If you accept this suggestion that you take yourself out to dinner at a restaurant you did not choose, bring a card and nothing more.


This is not an "invitation" because there is no "host" and the attendees will not be "guests"
Reply:Since you are expected to pay your own way then just give them $20 in a card or to avoid the whole thing don't go and just send a congrats card.
Reply:15 or 25 dollars
Reply:If you would normally spend $50 I would spend about $25 since you have to pay for your own meals
Reply:Boy..that invitation is tacky. The person who sent it has no manners at all. He should have called everyone and asked everyone to pitch in a certain amount if anything. No invitation to a party should ever contain "please bring money for dinner". It's not a party..it just people meeting for dinner.
Reply:Well considering how rarely you see them I wouldn't attend. When it comes up say well I thought it was rude to ask me to pay for my meal. Perhaps send like a $20-$30 gift. Something smaller then you would have otherwise given. If asked about it say well if I have to pay to attend then I feel I shouldn't send as good of a gift in my absence. Now if you couldn't attend for a real reason, and didn't have to pay, then you send something a little better in my opinion. That is how you determine the amount you give for not attending because that invite.
Reply:Tacky, tacky, tacky! Its one or the other......eat or gift, definitely not both! If you choose to go and I would assume eat, then a card congratulating them on their college graduation. If you choose not to go, then a gift would be in order, albeit, a small one, as you would not be participating in the festivities.

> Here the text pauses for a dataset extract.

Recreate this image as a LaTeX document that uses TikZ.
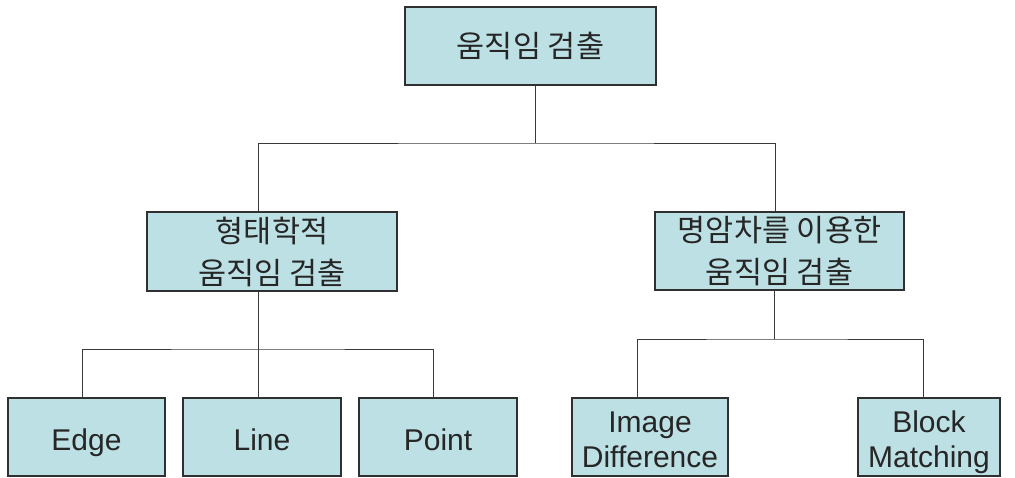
\documentclass[tikz,border=0pt]{standalone}
\usepackage{fontspec}
\setmainfont{Liberation Sans}
\newfontfamily\krfont{Noto Sans CJK KR}
\newfontfamily\enfont{Liberation Sans}
\usetikzlibrary{calc}
\definecolor{boxfill}{HTML}{BCE0E4}
\definecolor{boxline}{HTML}{303030}
\definecolor{conn}{HTML}{3A3A3A}
\tikzset{
  box/.style={draw=boxline, line width=1.1pt, fill=boxfill, inner sep=0pt, align=center, text=black!85},
  kr/.style={box, font=\krfont\fontsize{30.5}{42}\selectfont},
  en/.style={box, font=\enfont\fontsize{30}{35}\selectfont},
  enone/.style={en, text height=30pt, text depth=4pt},
  entwo/.style={en, text height=64pt, text depth=4pt},
  wire/.style={draw=conn, line width=1pt}
}
\begin{document}
\begin{tikzpicture}[x=1pt,y=-1pt]
\useasboundingbox (0,0) rectangle (1015,477);
\node[kr, minimum width=251pt, minimum height=78pt] (root) at (530.5,46) {움직임 검출};
\node[kr, minimum width=250pt, minimum height=79pt] (L) at (272,251.5) {형태학적\\움직임 검출};
\node[kr, minimum width=249pt, minimum height=78pt] (R) at (779.5,251) {명암차를 이용한\\움직임 검출};
\node[enone, minimum width=157pt, minimum height=78pt] (edge) at (86.5,437) {Edge};
\node[enone, minimum width=158pt, minimum height=78pt] (line) at (262,437) {Line};
\node[enone, minimum width=158pt, minimum height=78pt] (point) at (438,437) {Point};
\node[entwo, minimum width=156pt, minimum height=78pt] (diff) at (650,437) {Image\\Difference};
\node[entwo, minimum width=142pt, minimum height=78pt] (block) at (929,437) {Block\\Matching};
% buses
\coordinate (b0) at (535,143);
\coordinate (b1) at (258,349);
\coordinate (b2) at (774,339);
% root to level 1
\draw[wire] (root.south -| b0) -- (b0);
\draw[wire] ([xshift=-14pt]L.north) |- (b0) -| ([xshift=-4.5pt]R.north);
% left subtree
\draw[wire] (L.south -| b1) -- (line.north -| b1);
\draw[wire] ([xshift=-4.5pt]edge.north) |- (b1) -| ([xshift=-5pt]point.north);
% right subtree
\draw[wire] (R.south -| b2) -- (b2);
\draw[wire] ([xshift=-13pt]diff.north) |- (b2) -| ([xshift=-6pt]block.north);
\end{tikzpicture}
\end{document}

Got to ask......who is 'throwing' this party?
Reply:First of all, I think it would have been more appropriate to word the invite "Dutch Treat" rather than "bring $". If I were you and really wanted to go, I would just give a card with $20 in it.
Reply:i would skip the party and send a $50-60 gift (as you normally would).......if i'm going to go out and spend fifty bucks on dinner, then i would want to go have a nice quiet meal with my husband...


i think it's inappropriate to host a "party" and then expect everyone you invite to pay for the party......


so either attend the party and bring a card (no gift) ....or


skip the "party" and send a gift
Reply:Wow, that's rock and a hard place. When I graduated from college, I, too, had a party in a restaurant. However, the only invitees were those whom I could afford to pay for! Go, pay and enjoy yourself and the chance to see relatives. As for the gift, I would definitely set by budget back a bit.